À l’inverse, les plus petits producteurs africains se trouvent dans une situation critique. La Guinée équatoriale illustre particulièrement les difficultés des plus petits membres africains. Sa production a chuté à seulement 48 000 barils par jour en avril, très loin de son quota de 300 000 barils. Pour ces pays, la combinaison d’une production en déclin et de prix en baisse représente une double peine économique.
L’annonce surprise de septembre remet également en question l’unité au sein de l’OPÉP+. Comme le souligne Jorge Leon, analyste chez Rystad Energy : « la Russie dépend des prix élevés pour financer sa machine de guerre » et pourrait avoir du mal à profiter de quotas plus élevés en raison des pressions américaines et européennes sur son secteur pétrolier.
C’est peu êter la la première conséquene de cette augmentation du volume conjuguée à une baisse du prix du bariul, fragiliser la Russie.
Vers une reconfiguration accélérée du paysage énergétique africain
Selon Global Firepower, quatre pays africains cumulent des réserves estimées à 107 milliards de barils de pétrole, représentant environ 10% des réserves mondiales. Ce potentiel considérable contraste avec une production continentale qui ne dépasse guère 6% de la production mondiale.
La nouvelle donne force une accélération des investissements et des réformes. La ligne de financement atteint désormais 375 millions de dollars pour des projets pétroliers au Nigeria, tandis que le gouvernement égyptien a lancé une nouvelle phase de développement dans le secteur pétrolier avec le forage de 75 nouveaux puits dans le golfe de Gharib.

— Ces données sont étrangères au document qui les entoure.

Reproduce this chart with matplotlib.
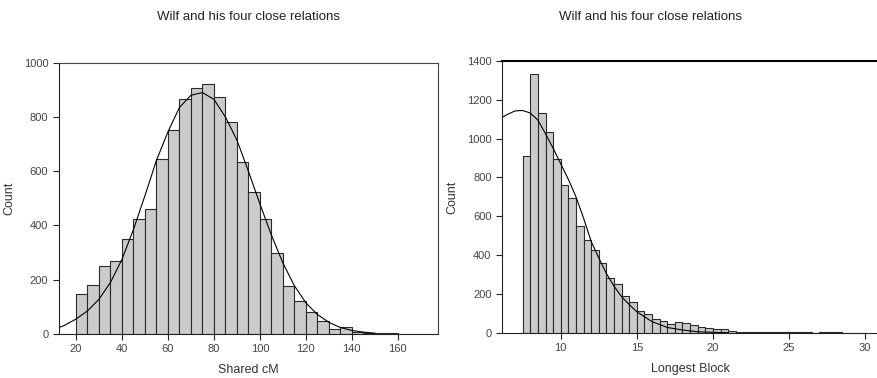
import matplotlib
matplotlib.use("Agg")
import matplotlib.pyplot as plt
import numpy as np

plt.rcParams['font.family'] = ['Liberation Sans', 'DejaVu Sans']

title = "Wilf and his four close relations"

# left panel: Shared cM, bins of 5 from 20 to 160
cm_edges = list(range(20, 165, 5))
cm_counts = [146, 180, 249, 269, 349, 424, 461, 645, 752, 865, 908, 920, 873, 781,
             634, 523, 424, 300, 177, 122, 81, 49, 18, 25, 9, 4, 2, 2]
cm_fit_x = [13, 15, 20, 25, 30, 35, 40, 45, 50, 55, 60, 65, 70, 75, 80, 85, 90,
            95, 100, 105, 110, 115, 120, 125, 130, 135, 140, 145, 150]
cm_fit_y = [25, 32, 55, 85, 128, 190, 275, 385, 510, 640, 745, 835, 880, 890, 865,
            800, 715, 600, 480, 365, 262, 178, 115, 72, 43, 24, 13, 7, 3]

# right panel: Longest Block, bins of 0.5 from 7.5 to 30
lb_edges = [7.5 + 0.5 * i for i in range(46)]
lb_counts = [909, 1333, 1132, 1036, 896, 763, 693, 551, 480, 425, 357, 281, 252,
             189, 156, 113, 94, 69, 58, 46, 53, 48, 41, 27, 22, 21, 17, 9,
             6, 5, 5, 4, 4, 4, 5, 3, 3, 2, 0, 2, 2, 2, 0, 1, 1]
lb_fit_x = [6.1, 6.5, 7, 7.5, 8, 8.5, 9, 9.5, 10, 10.5, 11, 11.5, 12, 12.5, 13,
            13.5, 14, 14.5, 15, 16, 17, 18, 19, 20, 21]
lb_fit_y = [1108, 1125, 1143, 1145, 1132, 1095, 1025, 950, 870, 790, 700, 590,
            470, 385, 305, 240, 185, 145, 108, 57, 27, 14, 5, 2, 0]

bar_face = '#cbcbcb'
bar_edge = '#2a2a2a'

fig = plt.figure(figsize=(8.78, 3.78), dpi=100)

ax1 = fig.add_axes([0.0669, 0.1164, 0.432, 0.7177])
ax1.bar(cm_edges[:-1], cm_counts, width=np.diff(cm_edges), align='edge',
        color=bar_face, edgecolor=bar_edge, linewidth=0.8)
ax1.plot(cm_fit_x, cm_fit_y, color='black', linewidth=0.8)
ax1.set_xlim(12.5, 177.5)
ax1.set_ylim(0, 1000)
ax1.set_xticks(range(20, 161, 20))
ax1.set_yticks(range(0, 1001, 200))
ax1.set_xlabel("Shared cM", fontsize=9, color='#333333', labelpad=7)
ax1.set_ylabel("Count", fontsize=9, color='#333333', labelpad=6)

ax2 = fig.add_axes([0.5718, 0.1198, 0.4282, 0.7188])
ax2.bar(lb_edges[:-1], lb_counts, width=np.diff(lb_edges), align='edge',
        color=bar_face, edgecolor=bar_edge, linewidth=0.8)
ax2.plot(lb_fit_x, lb_fit_y, color='black', linewidth=0.8)
ax2.set_xlim(6.14, 30.85)
ax2.set_ylim(0, 1400)
ax2.set_xticks(range(10, 31, 5))
ax2.set_yticks(range(0, 1401, 200))
ax2.set_xlabel("Longest Block", fontsize=9, color='#333333', labelpad=7)
ax2.set_ylabel("Count", fontsize=9, color='#333333', labelpad=6)
ax2.spines['right'].set_visible(False)
ax2.spines['top'].set_linewidth(1.5)

for ax in (ax1, ax2):
    ax.tick_params(direction='out', length=4, width=0.8, labelsize=8,
                   colors='#222222', labelcolor='#444444')
    for s in ('left', 'bottom'):
        ax.spines[s].set_color('#222222')

ax1.spines['top'].set_color('#444444')
ax1.spines['right'].set_color('#444444')

fig.text(0.283, 0.955, title, ha='center', va='center', fontsize=9.5, color='#222222')
fig.text(0.741, 0.955, title, ha='center', va='center', fontsize=9.5, color='#222222')

fig.savefig("out.png", dpi=100)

Entre le Nigeria qui doit absolument résoudre ses problèmes de vol de pétrole pour capitaliser sur ces nouvelles opportunités, l’Algérie qui navigue prudemment entre augmentation de volumes et préservation des revenus, l’Angola qui valide sa stratégie d’indépendance, et la Libye qui voit s’éloigner davantage ses chances de valoriser son immense potentiel, chaque pays africain fait face à des choix stratégiques cruciaux. L’or noir africain reste un atout majeur, mais la fenêtre d’opportunité se resserre, imposant des transformations immédiates plutôt que graduelles.